Namun, pernyataan berbeda datang dari lapangan. Dede, salah satu juru parkir di area wisata Taman Batu, justru menyebut adanya setoran ke instansi Dishub, meski tidak mengetahui besaran maupun mekanismenya.
“Ke Dishub ada, pokoknya sekitar ada lah. Kurang tahu berapa persen, tapi ada lah. Bukan cuma motor, ada mobil juga,” ujar Dede di lokasi saat ditemui KabarGEMPAR.com.
Pernyataan yang bertolak belakang ini memunculkan tanda tanya besar soal ke mana aliran uang parkir di kawasan wisata tersebut mengalir.

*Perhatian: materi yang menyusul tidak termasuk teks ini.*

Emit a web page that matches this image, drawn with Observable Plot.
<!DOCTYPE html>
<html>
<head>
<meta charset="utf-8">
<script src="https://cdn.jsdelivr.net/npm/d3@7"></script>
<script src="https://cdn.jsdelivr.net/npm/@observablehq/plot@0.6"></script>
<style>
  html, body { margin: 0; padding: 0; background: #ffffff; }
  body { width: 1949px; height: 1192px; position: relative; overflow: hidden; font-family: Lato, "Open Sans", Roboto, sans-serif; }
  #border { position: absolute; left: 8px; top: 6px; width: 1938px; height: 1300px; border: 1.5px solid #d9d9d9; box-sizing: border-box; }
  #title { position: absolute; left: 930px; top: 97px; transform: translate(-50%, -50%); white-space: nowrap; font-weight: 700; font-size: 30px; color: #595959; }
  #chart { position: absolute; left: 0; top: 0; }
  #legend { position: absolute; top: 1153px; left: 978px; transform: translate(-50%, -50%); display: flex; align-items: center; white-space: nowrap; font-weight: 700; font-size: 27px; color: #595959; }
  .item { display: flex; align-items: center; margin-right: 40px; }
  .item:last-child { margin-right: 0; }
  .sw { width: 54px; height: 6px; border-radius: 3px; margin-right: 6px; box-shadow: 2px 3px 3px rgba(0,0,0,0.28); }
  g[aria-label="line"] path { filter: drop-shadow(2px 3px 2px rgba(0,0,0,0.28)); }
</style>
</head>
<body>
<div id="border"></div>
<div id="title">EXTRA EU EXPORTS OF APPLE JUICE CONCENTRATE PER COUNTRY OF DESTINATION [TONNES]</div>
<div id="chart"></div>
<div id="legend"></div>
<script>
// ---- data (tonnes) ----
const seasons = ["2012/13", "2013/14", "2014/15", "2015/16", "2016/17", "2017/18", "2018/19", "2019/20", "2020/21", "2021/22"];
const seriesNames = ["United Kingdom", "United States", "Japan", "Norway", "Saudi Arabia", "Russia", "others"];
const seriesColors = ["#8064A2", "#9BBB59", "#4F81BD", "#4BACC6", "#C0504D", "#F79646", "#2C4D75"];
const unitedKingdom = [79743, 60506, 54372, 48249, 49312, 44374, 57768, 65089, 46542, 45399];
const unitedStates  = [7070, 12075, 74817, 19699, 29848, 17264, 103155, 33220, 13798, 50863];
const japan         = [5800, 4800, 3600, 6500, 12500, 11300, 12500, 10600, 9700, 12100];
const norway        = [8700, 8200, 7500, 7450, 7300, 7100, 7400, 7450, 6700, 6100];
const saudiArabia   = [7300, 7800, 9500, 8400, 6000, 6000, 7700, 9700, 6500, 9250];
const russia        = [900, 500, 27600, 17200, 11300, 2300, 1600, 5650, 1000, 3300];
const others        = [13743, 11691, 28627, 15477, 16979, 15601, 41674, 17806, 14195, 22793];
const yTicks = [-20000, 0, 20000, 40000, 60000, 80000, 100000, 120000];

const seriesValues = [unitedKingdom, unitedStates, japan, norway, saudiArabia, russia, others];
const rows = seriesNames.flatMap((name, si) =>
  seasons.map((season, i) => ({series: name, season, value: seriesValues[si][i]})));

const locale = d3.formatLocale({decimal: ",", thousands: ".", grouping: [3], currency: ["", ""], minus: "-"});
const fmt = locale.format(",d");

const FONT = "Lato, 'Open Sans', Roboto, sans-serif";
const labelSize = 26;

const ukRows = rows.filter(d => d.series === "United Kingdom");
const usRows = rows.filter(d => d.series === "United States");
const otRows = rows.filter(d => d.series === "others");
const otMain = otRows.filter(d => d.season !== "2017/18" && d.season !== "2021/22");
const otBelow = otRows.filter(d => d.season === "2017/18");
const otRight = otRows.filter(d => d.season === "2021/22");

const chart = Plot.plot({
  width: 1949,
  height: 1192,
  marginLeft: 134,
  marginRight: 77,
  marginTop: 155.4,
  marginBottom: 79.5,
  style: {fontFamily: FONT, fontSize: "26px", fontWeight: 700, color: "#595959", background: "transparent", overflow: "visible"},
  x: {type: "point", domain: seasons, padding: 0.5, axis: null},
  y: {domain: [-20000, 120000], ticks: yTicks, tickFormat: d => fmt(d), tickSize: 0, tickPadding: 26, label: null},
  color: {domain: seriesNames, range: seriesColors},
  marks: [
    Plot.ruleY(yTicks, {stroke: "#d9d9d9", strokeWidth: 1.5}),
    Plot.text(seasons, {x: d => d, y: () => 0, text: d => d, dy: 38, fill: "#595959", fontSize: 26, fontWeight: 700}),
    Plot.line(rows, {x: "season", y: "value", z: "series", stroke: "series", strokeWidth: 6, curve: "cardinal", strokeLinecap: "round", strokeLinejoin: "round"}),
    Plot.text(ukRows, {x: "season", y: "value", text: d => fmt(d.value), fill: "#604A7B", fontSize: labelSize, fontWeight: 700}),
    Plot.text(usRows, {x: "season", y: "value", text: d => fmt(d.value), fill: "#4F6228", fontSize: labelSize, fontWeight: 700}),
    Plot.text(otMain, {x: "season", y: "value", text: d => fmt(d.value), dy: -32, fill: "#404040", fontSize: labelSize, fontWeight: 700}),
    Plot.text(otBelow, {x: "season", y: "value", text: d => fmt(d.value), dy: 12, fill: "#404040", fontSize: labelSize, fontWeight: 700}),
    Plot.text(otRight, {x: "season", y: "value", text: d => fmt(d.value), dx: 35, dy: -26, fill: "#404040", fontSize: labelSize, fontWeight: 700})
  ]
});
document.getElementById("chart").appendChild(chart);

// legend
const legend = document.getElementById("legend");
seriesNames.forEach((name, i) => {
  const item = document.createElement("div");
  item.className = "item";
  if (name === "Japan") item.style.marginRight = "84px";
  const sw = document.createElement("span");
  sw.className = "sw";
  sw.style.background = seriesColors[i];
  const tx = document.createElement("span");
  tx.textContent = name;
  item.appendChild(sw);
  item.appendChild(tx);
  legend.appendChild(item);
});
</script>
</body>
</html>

Apalagi, Taman Batu dikenal sebagai destinasi wisata alam yang ramai setiap akhir pekan, dengan potensi pendapatan parkir mencapai jutaan rupiah per hari.
Potensi Pelanggaran dan Sanksi Hukum
Bila benar terdapat pungutan tanpa dasar hukum, maka praktik tersebut berpotensi melanggar ketentuan peraturan perundang-undangan.
Berdasarkan Undang-Undang Nomor 28 Tahun 2009 tentang Pajak Daerah dan Retribusi Daerah, setiap pungutan yang dilakukan tanpa dasar peraturan daerah (Perda) dapat dikategorikan sebagai pungutan liar (pungli).
Selain itu, dalam Pasal 12 huruf e Undang-Undang Nomor 20 Tahun 2001 tentang Pemberantasan Tindak Pidana Korupsi disebutkan bahwa setiap pegawai negeri atau penyelenggara negara yang menerima pembayaran yang tidak seharusnya diterima, dapat dijerat pidana penjara paling lama 20 tahun.
Dengan demikian, jika benar ada oknum yang mengatasnamakan instansi untuk menarik retribusi tanpa dasar hukum, maka tindakan itu bukan sekadar pelanggaran administrasi, tetapi bisa masuk kategori tindak pidana korupsi.
Seruan Transparansi dan Audit
Pengamat kebijakan publik dan tata kelola keuangan daerah, Dr. Asep Suryana, menilai perbedaan keterangan antara pejabat dan petugas lapangan menandakan minimnya pengawasan sistem retribusi daerah.
“Ini masalah klasik: antara laporan resmi dan praktik di lapangan sering tidak sinkron. Perlu audit internal segera. Jika tidak, kebocoran retribusi daerah akan terus terjadi,” ujarnya kepada KabarGEMPAR.com.
KabarGEMPAR.com mencoba mengonfirmasi kembali ke pihak pengelola wisata Taman Batu, namun hingga berita ini diterbitkan, belum ada tanggapan resmi.
Kasus Taman Batu menjadi cermin lemahnya tata kelola retribusi daerah. Di satu sisi, sektor pariwisata terus tumbuh. Di sisi lain, potensi PAD (Pendapatan Asli Daerah) justru bocor di tengah jalan. Jika benar ada pungutan tanpa dasar hukum, aparat penegak hukum wajib turun tangan agar uang rakyat kembali ke kas daerah, bukan ke kantong pribadi.